**Requirement:** Return the number of lines in which the word "this" appears; add nothing else.

**Data for the task:**
---------------

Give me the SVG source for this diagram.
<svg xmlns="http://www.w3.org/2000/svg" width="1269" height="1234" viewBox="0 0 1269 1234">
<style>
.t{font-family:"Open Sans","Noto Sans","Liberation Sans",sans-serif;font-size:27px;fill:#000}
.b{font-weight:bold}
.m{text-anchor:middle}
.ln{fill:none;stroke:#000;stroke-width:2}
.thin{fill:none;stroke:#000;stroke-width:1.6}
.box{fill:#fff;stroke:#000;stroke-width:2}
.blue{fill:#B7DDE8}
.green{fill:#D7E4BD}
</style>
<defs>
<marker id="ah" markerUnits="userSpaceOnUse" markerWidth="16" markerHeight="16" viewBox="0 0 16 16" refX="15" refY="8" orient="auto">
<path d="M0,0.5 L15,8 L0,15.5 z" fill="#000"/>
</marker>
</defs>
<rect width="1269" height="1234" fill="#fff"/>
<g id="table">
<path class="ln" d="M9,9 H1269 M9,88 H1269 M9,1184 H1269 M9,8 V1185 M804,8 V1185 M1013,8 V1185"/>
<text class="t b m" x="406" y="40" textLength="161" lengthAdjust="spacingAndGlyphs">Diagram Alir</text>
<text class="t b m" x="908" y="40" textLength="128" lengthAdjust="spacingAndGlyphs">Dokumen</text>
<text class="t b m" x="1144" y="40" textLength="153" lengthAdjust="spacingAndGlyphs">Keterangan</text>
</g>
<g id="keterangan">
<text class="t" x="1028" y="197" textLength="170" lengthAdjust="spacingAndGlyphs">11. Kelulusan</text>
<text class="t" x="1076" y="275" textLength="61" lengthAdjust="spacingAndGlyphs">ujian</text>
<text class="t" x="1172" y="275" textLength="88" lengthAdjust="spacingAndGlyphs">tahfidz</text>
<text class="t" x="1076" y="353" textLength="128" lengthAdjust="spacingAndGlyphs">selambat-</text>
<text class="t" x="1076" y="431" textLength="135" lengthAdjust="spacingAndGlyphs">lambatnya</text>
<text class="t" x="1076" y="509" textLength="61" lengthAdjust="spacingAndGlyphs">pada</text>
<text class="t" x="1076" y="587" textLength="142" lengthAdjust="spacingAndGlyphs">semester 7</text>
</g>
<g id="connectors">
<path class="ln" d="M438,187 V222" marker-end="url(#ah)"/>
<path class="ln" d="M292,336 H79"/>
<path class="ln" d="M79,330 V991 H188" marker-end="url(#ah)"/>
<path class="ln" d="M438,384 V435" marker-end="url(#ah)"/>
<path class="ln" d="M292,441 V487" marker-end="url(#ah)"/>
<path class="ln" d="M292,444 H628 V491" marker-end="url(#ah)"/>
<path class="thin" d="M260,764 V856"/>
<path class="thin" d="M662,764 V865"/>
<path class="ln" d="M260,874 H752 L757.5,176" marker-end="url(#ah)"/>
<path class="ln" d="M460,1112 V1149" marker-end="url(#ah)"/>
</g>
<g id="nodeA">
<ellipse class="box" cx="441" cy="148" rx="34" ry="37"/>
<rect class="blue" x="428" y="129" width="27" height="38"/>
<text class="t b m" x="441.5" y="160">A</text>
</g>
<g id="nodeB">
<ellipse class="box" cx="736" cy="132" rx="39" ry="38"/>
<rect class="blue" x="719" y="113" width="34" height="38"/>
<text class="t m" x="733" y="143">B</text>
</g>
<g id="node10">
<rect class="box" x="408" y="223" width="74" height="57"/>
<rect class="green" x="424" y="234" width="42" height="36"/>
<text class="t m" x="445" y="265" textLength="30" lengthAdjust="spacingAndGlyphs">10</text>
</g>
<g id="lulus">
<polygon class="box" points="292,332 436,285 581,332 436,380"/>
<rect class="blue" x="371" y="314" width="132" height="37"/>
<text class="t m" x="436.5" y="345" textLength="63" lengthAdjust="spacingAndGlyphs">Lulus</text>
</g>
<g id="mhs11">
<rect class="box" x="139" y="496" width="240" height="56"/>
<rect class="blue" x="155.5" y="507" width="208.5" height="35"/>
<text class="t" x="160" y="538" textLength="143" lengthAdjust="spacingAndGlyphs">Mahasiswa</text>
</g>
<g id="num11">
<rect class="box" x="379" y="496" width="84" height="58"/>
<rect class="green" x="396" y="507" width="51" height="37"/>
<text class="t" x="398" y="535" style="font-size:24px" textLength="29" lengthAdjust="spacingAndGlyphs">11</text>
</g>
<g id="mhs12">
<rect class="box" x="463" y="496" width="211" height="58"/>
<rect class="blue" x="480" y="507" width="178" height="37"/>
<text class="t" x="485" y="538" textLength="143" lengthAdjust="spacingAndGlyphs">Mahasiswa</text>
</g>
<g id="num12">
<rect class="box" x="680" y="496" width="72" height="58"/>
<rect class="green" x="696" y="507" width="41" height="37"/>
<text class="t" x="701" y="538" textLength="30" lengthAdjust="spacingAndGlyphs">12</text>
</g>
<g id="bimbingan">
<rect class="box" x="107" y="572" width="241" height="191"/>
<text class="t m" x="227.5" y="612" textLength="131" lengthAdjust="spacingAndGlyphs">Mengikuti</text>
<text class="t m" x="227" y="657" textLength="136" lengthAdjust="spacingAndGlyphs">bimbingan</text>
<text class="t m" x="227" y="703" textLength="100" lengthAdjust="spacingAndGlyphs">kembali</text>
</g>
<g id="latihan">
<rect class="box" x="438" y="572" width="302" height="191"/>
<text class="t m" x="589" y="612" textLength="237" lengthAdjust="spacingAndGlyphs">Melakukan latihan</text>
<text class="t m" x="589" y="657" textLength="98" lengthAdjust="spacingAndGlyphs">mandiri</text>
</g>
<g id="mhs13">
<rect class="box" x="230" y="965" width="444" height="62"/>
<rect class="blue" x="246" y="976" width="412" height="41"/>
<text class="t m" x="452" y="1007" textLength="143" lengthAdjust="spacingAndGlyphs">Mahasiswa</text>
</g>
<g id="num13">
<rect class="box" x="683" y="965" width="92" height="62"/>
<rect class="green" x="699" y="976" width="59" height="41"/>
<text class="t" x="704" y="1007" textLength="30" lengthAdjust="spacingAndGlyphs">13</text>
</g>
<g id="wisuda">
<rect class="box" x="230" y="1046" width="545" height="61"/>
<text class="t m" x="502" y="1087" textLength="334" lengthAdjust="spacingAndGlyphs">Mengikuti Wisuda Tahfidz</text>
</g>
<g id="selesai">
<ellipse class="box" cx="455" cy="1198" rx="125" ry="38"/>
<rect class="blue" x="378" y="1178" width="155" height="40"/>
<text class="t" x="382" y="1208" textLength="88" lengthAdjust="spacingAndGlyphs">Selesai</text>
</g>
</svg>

---------------

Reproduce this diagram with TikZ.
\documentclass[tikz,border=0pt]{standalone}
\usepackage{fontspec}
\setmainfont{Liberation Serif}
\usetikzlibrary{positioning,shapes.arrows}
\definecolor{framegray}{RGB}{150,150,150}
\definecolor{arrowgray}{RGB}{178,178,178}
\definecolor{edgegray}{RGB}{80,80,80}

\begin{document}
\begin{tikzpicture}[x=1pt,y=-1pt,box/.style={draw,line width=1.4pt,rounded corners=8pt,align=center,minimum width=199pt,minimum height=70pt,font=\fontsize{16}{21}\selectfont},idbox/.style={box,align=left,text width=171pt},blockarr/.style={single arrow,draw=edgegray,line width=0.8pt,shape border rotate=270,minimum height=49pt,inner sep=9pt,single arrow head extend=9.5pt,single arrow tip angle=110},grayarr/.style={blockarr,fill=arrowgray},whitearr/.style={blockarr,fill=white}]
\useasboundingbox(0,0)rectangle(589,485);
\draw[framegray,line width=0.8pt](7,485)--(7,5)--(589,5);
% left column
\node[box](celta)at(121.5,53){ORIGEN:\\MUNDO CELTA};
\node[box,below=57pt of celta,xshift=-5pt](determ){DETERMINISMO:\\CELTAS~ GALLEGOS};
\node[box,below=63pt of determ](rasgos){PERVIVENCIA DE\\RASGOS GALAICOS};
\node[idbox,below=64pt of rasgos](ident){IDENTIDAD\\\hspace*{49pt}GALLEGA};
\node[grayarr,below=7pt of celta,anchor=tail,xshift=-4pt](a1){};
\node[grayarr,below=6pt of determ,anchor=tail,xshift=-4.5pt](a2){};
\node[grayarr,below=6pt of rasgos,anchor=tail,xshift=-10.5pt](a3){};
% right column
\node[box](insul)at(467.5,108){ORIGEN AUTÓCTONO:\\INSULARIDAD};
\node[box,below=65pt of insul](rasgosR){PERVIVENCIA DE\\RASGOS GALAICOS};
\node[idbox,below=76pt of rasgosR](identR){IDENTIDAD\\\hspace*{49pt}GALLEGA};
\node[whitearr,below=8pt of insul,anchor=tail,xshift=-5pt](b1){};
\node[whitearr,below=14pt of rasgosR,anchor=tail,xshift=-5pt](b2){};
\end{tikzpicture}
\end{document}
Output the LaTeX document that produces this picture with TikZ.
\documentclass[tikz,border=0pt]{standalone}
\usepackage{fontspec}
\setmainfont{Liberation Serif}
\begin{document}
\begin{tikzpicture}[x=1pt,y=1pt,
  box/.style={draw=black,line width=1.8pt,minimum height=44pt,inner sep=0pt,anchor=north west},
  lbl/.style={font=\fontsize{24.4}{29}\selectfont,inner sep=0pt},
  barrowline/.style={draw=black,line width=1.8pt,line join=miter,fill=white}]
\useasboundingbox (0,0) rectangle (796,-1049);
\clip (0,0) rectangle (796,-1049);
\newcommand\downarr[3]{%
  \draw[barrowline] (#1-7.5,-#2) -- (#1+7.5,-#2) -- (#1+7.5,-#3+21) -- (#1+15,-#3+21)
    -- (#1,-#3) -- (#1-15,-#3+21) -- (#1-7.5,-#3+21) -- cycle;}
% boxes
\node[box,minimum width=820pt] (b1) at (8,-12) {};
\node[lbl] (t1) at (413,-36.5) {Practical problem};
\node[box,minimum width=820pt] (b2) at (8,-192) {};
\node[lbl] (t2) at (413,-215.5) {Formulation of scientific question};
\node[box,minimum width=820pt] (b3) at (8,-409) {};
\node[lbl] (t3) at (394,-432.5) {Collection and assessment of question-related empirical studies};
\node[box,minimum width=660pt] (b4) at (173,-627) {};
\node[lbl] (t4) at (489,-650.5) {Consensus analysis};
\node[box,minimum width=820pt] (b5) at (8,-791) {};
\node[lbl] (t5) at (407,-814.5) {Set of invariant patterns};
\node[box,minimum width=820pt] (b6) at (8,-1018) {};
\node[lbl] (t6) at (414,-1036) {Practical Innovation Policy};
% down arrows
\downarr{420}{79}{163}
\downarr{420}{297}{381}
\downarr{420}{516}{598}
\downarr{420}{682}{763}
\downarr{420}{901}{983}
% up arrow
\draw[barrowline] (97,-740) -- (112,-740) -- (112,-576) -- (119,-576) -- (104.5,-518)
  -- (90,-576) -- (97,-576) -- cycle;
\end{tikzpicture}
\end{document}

---------------

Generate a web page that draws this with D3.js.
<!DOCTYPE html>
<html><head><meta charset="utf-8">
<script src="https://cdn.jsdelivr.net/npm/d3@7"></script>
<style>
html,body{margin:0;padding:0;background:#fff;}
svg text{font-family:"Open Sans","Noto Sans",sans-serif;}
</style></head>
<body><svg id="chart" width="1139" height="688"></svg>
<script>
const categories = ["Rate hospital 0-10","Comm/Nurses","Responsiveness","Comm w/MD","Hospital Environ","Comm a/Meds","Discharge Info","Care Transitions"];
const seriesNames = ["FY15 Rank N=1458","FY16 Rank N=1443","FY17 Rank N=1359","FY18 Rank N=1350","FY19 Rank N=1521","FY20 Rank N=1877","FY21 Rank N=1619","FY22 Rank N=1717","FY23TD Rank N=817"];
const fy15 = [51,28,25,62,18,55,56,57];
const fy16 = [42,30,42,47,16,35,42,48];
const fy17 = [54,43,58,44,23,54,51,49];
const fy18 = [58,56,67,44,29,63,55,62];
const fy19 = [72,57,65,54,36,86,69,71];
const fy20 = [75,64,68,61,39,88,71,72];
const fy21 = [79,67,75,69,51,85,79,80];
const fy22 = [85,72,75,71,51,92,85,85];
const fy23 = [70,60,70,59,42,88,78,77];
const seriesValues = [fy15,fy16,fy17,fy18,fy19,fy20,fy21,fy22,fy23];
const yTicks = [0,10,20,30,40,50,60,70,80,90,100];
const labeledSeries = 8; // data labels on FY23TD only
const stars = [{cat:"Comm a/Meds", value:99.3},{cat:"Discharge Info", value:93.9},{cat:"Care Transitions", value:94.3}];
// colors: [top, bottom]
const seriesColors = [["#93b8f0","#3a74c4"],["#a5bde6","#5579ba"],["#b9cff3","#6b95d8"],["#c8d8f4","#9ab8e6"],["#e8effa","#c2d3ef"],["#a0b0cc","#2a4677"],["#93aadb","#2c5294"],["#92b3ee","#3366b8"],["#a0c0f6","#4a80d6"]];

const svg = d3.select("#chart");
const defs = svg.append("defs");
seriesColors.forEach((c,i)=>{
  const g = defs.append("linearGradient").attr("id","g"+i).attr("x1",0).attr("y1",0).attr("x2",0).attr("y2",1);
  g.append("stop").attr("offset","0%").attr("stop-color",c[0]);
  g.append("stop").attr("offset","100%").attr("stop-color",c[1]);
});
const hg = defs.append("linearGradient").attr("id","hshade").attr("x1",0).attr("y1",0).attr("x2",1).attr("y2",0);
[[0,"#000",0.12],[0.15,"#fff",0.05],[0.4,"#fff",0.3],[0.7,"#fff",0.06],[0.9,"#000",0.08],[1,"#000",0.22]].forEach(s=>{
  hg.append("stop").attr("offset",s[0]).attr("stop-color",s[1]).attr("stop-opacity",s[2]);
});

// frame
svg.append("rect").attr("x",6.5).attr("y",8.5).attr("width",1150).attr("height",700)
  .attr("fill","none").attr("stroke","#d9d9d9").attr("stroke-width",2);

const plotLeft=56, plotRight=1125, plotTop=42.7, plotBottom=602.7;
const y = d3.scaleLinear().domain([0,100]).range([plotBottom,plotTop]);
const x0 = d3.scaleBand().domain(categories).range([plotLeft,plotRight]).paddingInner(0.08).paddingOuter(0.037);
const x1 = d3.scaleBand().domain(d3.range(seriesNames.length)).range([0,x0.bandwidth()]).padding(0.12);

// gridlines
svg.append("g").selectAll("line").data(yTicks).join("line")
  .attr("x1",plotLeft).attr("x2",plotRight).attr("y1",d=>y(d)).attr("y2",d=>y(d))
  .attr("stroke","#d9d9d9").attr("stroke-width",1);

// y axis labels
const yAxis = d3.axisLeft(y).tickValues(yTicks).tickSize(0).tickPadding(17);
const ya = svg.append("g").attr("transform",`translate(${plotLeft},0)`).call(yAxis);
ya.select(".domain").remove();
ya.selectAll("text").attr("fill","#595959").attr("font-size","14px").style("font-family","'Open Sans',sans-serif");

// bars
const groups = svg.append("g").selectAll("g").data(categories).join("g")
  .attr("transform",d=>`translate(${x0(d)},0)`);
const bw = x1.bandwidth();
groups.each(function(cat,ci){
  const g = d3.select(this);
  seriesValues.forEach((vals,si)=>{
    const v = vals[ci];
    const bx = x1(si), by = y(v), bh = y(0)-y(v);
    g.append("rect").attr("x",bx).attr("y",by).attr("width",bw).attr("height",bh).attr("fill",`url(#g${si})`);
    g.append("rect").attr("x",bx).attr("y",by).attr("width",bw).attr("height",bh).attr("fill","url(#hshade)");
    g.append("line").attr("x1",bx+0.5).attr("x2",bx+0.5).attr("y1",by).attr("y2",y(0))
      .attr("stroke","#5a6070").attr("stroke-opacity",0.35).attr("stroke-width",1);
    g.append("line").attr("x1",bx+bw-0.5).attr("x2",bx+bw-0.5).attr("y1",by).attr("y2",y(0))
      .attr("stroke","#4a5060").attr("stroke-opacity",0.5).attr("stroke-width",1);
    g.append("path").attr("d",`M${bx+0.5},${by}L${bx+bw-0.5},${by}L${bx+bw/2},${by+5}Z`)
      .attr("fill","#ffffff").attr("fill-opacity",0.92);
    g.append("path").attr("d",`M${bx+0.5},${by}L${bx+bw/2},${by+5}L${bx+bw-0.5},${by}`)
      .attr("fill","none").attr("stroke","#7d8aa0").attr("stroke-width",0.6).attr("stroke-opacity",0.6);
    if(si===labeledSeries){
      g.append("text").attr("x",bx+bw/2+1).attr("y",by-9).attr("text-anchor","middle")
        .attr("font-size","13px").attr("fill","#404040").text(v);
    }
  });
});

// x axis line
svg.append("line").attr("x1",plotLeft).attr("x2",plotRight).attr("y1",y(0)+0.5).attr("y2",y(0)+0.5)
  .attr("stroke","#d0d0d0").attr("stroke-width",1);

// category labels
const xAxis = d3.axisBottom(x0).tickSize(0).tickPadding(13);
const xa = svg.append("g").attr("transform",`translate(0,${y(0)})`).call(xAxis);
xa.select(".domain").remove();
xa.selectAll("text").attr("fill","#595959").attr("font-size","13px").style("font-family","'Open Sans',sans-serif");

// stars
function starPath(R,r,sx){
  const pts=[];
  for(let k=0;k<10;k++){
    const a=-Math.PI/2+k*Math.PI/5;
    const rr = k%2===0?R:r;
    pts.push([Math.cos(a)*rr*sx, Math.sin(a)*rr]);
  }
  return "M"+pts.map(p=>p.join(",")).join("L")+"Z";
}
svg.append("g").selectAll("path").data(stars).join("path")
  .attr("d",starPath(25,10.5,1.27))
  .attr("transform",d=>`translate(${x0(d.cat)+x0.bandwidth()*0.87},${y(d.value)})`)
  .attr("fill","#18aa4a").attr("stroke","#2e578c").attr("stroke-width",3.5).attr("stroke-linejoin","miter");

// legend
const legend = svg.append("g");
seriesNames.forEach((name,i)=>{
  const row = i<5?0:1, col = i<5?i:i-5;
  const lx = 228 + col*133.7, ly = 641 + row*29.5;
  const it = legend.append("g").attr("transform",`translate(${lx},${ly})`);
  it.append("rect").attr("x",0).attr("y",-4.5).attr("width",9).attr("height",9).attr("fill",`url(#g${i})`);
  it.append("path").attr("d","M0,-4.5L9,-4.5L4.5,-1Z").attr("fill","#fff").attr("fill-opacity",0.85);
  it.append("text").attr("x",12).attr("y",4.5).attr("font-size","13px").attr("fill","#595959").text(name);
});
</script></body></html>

---------------

**Task output:** 5